Martinez—who is an in-house talent of Unitel—and Gloria started talking about the project four years ago. While writing the script, the director said he tried to learn more about the music of Danny Javier, Jim Paredes and Boboy Garovillo, collectively known as the Apo, to find inspiration for the story.
“Most of the group’s hits are about love—profession of love, unrequited love, lost love, love that you just can’t resist,” Martinez pointed out.
The film, which premieres on Aug. 29, features Eugene Domingo, Ogie Alcasid, Zsa Zsa Padilla, Sam Concepcion and Gary Valenciano, among others.

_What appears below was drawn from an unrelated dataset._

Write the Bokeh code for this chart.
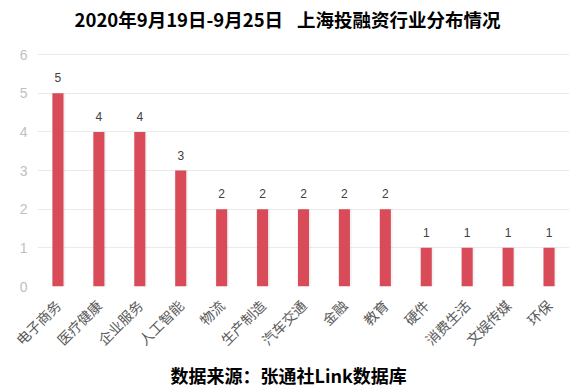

“I Do Bidoo” comes on the heels of the box-office success of “Kimmy Dora and the Temple of Kiyeme,” which Martinez also wrote under the direction of Joyce Bernal.
‘Kimmy Dora’ sequel
“That film was very special because it was really hard to create,” Martinez recalled. “The first one had been very successful, and we couldn’t just put all of its elements to the sequel. We consciously made the second film look different. We infused horror in comedy.”
Martinez said it was also a challenge to “bring back” the characters Kimmy and Dora Go Dong Hae, both played by Domingo, and to “push the story forward” from where it left off in the first movie.
“It was good that the sequel had that horror-thriller feel,” he said. “It sort of liberated the story from its original form. For Part 3, I can now take it anywhere!”